Given exercise: Output every line below without omitting or altering anything.

[BEGIN Extracted entries]

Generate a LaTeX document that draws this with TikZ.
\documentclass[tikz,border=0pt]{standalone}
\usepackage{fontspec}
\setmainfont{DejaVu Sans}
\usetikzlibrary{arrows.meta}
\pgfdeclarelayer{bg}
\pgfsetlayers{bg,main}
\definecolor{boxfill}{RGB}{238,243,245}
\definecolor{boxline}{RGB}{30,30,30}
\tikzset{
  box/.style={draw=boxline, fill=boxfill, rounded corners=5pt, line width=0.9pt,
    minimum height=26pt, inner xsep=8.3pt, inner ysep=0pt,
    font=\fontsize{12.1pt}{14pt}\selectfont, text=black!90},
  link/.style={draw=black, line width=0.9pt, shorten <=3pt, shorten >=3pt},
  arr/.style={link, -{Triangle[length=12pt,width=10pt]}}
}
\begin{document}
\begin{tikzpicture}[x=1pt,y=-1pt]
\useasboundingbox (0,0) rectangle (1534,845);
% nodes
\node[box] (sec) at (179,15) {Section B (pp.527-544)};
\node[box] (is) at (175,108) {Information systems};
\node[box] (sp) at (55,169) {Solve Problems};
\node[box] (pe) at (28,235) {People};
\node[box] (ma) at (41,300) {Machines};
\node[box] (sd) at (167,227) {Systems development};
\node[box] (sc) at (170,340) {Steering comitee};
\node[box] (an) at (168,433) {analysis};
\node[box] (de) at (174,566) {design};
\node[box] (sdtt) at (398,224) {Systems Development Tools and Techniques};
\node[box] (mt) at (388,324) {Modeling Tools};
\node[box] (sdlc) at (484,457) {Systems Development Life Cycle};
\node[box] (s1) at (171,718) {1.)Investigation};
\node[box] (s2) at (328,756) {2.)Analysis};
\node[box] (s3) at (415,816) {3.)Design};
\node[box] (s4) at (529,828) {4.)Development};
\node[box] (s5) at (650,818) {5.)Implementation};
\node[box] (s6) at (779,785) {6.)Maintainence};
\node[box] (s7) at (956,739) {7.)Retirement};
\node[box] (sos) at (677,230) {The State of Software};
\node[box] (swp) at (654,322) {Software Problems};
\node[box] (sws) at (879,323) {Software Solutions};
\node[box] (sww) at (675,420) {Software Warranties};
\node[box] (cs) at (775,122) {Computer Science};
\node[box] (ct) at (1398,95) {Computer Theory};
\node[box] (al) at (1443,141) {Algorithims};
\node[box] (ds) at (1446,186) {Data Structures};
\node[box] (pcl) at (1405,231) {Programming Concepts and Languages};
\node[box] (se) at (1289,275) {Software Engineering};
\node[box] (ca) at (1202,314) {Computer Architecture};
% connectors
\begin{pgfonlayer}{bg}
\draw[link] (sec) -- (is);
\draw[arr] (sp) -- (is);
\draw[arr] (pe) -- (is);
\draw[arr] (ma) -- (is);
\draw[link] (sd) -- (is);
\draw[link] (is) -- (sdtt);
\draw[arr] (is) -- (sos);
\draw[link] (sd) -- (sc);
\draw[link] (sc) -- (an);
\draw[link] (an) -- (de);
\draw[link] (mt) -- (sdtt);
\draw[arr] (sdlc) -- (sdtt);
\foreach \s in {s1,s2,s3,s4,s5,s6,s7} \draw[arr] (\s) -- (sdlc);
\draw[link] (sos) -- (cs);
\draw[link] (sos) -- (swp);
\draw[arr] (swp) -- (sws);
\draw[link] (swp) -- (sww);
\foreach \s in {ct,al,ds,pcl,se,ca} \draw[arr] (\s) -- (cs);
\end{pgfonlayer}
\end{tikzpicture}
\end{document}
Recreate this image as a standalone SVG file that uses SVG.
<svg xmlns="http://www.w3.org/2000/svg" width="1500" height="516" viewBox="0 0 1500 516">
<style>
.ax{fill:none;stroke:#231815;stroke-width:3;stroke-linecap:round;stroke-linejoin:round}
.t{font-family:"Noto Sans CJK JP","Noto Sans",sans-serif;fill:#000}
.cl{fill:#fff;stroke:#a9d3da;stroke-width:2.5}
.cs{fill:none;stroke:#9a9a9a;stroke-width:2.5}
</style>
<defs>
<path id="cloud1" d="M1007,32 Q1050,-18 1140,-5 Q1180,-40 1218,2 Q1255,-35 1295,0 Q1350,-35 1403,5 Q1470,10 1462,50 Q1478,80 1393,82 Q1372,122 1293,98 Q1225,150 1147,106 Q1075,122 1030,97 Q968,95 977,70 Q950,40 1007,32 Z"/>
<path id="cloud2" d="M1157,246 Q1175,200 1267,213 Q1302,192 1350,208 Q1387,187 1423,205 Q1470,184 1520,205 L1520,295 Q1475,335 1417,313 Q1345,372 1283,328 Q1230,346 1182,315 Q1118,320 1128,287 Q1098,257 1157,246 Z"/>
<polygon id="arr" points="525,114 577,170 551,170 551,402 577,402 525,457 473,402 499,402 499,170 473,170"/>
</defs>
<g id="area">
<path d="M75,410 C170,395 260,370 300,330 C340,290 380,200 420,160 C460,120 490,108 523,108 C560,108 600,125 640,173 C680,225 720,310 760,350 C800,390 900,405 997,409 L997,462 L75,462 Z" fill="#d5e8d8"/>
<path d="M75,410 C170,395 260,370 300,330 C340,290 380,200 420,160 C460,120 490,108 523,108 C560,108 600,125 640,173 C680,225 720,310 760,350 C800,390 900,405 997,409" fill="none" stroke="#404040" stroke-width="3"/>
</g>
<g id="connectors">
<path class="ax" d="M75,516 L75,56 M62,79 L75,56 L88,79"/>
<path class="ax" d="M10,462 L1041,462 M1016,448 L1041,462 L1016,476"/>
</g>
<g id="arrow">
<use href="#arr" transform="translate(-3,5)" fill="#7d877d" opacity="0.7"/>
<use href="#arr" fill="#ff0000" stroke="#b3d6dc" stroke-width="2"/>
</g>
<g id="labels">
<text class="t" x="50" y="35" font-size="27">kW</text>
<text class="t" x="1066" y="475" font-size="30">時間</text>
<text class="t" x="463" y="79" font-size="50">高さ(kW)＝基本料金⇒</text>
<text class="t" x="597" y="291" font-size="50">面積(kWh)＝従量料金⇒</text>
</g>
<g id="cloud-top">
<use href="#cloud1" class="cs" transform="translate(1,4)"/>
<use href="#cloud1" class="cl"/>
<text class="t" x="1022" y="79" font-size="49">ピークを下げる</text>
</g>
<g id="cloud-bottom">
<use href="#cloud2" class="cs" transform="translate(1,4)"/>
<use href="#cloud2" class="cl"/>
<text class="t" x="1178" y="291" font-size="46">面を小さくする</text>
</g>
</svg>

[END Extracted entries]

Result of this task:
Generate a LaTeX document that draws this with TikZ.
\documentclass[tikz,border=0pt]{standalone}
\usepackage{fontspec}
\setmainfont{DejaVu Sans}
\usetikzlibrary{arrows.meta}
\pgfdeclarelayer{bg}
\pgfsetlayers{bg,main}
\definecolor{boxfill}{RGB}{238,243,245}
\definecolor{boxline}{RGB}{30,30,30}
\tikzset{
  box/.style={draw=boxline, fill=boxfill, rounded corners=5pt, line width=0.9pt,
    minimum height=26pt, inner xsep=8.3pt, inner ysep=0pt,
    font=\fontsize{12.1pt}{14pt}\selectfont, text=black!90},
  link/.style={draw=black, line width=0.9pt, shorten <=3pt, shorten >=3pt},
  arr/.style={link, -{Triangle[length=12pt,width=10pt]}}
}
\begin{document}
\begin{tikzpicture}[x=1pt,y=-1pt]
\useasboundingbox (0,0) rectangle (1534,845);
% nodes
\node[box] (sec) at (179,15) {Section B (pp.527-544)};
\node[box] (is) at (175,108) {Information systems};
\node[box] (sp) at (55,169) {Solve Problems};
\node[box] (pe) at (28,235) {People};
\node[box] (ma) at (41,300) {Machines};
\node[box] (sd) at (167,227) {Systems development};
\node[box] (sc) at (170,340) {Steering comitee};
\node[box] (an) at (168,433) {analysis};
\node[box] (de) at (174,566) {design};
\node[box] (sdtt) at (398,224) {Systems Development Tools and Techniques};
\node[box] (mt) at (388,324) {Modeling Tools};
\node[box] (sdlc) at (484,457) {Systems Development Life Cycle};
\node[box] (s1) at (171,718) {1.)Investigation};
\node[box] (s2) at (328,756) {2.)Analysis};
\node[box] (s3) at (415,816) {3.)Design};
\node[box] (s4) at (529,828) {4.)Development};
\node[box] (s5) at (650,818) {5.)Implementation};
\node[box] (s6) at (779,785) {6.)Maintainence};
\node[box] (s7) at (956,739) {7.)Retirement};
\node[box] (sos) at (677,230) {The State of Software};
\node[box] (swp) at (654,322) {Software Problems};
\node[box] (sws) at (879,323) {Software Solutions};
\node[box] (sww) at (675,420) {Software Warranties};
\node[box] (cs) at (775,122) {Computer Science};
\node[box] (ct) at (1398,95) {Computer Theory};
\node[box] (al) at (1443,141) {Algorithims};
\node[box] (ds) at (1446,186) {Data Structures};
\node[box] (pcl) at (1405,231) {Programming Concepts and Languages};
\node[box] (se) at (1289,275) {Software Engineering};
\node[box] (ca) at (1202,314) {Computer Architecture};
% connectors
\begin{pgfonlayer}{bg}
\draw[link] (sec) -- (is);
\draw[arr] (sp) -- (is);
\draw[arr] (pe) -- (is);
\draw[arr] (ma) -- (is);
\draw[link] (sd) -- (is);
\draw[link] (is) -- (sdtt);
\draw[arr] (is) -- (sos);
\draw[link] (sd) -- (sc);
\draw[link] (sc) -- (an);
\draw[link] (an) -- (de);
\draw[link] (mt) -- (sdtt);
\draw[arr] (sdlc) -- (sdtt);
\foreach \s in {s1,s2,s3,s4,s5,s6,s7} \draw[arr] (\s) -- (sdlc);
\draw[link] (sos) -- (cs);
\draw[link] (sos) -- (swp);
\draw[arr] (swp) -- (sws);
\draw[link] (swp) -- (sww);
\foreach \s in {ct,al,ds,pcl,se,ca} \draw[arr] (\s) -- (cs);
\end{pgfonlayer}
\end{tikzpicture}
\end{document}
Recreate this image as a standalone SVG file that uses SVG.
<svg xmlns="http://www.w3.org/2000/svg" width="1500" height="516" viewBox="0 0 1500 516">
<style>
.ax{fill:none;stroke:#231815;stroke-width:3;stroke-linecap:round;stroke-linejoin:round}
.t{font-family:"Noto Sans CJK JP","Noto Sans",sans-serif;fill:#000}
.cl{fill:#fff;stroke:#a9d3da;stroke-width:2.5}
.cs{fill:none;stroke:#9a9a9a;stroke-width:2.5}
</style>
<defs>
<path id="cloud1" d="M1007,32 Q1050,-18 1140,-5 Q1180,-40 1218,2 Q1255,-35 1295,0 Q1350,-35 1403,5 Q1470,10 1462,50 Q1478,80 1393,82 Q1372,122 1293,98 Q1225,150 1147,106 Q1075,122 1030,97 Q968,95 977,70 Q950,40 1007,32 Z"/>
<path id="cloud2" d="M1157,246 Q1175,200 1267,213 Q1302,192 1350,208 Q1387,187 1423,205 Q1470,184 1520,205 L1520,295 Q1475,335 1417,313 Q1345,372 1283,328 Q1230,346 1182,315 Q1118,320 1128,287 Q1098,257 1157,246 Z"/>
<polygon id="arr" points="525,114 577,170 551,170 551,402 577,402 525,457 473,402 499,402 499,170 473,170"/>
</defs>
<g id="area">
<path d="M75,410 C170,395 260,370 300,330 C340,290 380,200 420,160 C460,120 490,108 523,108 C560,108 600,125 640,173 C680,225 720,310 760,350 C800,390 900,405 997,409 L997,462 L75,462 Z" fill="#d5e8d8"/>
<path d="M75,410 C170,395 260,370 300,330 C340,290 380,200 420,160 C460,120 490,108 523,108 C560,108 600,125 640,173 C680,225 720,310 760,350 C800,390 900,405 997,409" fill="none" stroke="#404040" stroke-width="3"/>
</g>
<g id="connectors">
<path class="ax" d="M75,516 L75,56 M62,79 L75,56 L88,79"/>
<path class="ax" d="M10,462 L1041,462 M1016,448 L1041,462 L1016,476"/>
</g>
<g id="arrow">
<use href="#arr" transform="translate(-3,5)" fill="#7d877d" opacity="0.7"/>
<use href="#arr" fill="#ff0000" stroke="#b3d6dc" stroke-width="2"/>
</g>
<g id="labels">
<text class="t" x="50" y="35" font-size="27">kW</text>
<text class="t" x="1066" y="475" font-size="30">時間</text>
<text class="t" x="463" y="79" font-size="50">高さ(kW)＝基本料金⇒</text>
<text class="t" x="597" y="291" font-size="50">面積(kWh)＝従量料金⇒</text>
</g>
<g id="cloud-top">
<use href="#cloud1" class="cs" transform="translate(1,4)"/>
<use href="#cloud1" class="cl"/>
<text class="t" x="1022" y="79" font-size="49">ピークを下げる</text>
</g>
<g id="cloud-bottom">
<use href="#cloud2" class="cs" transform="translate(1,4)"/>
<use href="#cloud2" class="cl"/>
<text class="t" x="1178" y="291" font-size="46">面を小さくする</text>
</g>
</svg>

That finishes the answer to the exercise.